## Objective
Reply with the count of lines holding "this", nothing more.

## Records supplied
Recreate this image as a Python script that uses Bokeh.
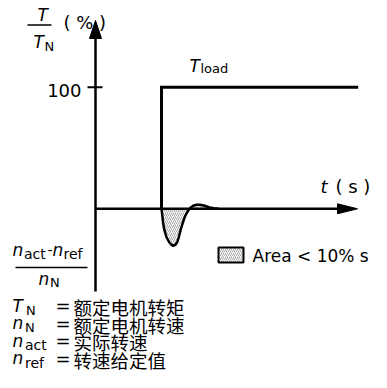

--

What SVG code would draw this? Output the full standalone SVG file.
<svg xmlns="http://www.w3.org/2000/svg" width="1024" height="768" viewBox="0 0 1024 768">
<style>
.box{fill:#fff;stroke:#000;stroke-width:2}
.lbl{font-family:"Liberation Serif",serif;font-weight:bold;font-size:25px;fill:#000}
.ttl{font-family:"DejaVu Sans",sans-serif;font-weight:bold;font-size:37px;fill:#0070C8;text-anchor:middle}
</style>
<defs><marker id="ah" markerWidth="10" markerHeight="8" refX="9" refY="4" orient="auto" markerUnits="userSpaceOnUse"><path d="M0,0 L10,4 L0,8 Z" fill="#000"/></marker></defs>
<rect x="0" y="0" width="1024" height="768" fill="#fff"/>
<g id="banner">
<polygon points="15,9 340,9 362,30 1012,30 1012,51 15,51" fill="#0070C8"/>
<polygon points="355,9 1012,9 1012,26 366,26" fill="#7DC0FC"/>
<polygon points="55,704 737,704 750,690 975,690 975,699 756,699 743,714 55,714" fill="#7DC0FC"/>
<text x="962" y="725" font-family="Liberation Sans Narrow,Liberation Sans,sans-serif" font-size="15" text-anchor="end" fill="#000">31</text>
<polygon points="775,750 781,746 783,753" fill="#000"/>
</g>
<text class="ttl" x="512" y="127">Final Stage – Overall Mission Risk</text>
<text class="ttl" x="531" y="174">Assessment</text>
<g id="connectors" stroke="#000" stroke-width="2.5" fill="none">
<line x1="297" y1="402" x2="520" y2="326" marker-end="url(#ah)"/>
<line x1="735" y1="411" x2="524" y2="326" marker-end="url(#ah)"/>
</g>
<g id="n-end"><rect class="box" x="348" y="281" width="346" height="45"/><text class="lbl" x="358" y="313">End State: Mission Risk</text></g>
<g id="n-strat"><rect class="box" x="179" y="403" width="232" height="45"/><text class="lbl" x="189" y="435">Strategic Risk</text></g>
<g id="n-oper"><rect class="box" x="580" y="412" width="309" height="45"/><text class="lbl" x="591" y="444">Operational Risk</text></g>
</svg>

## Solution to the problem
2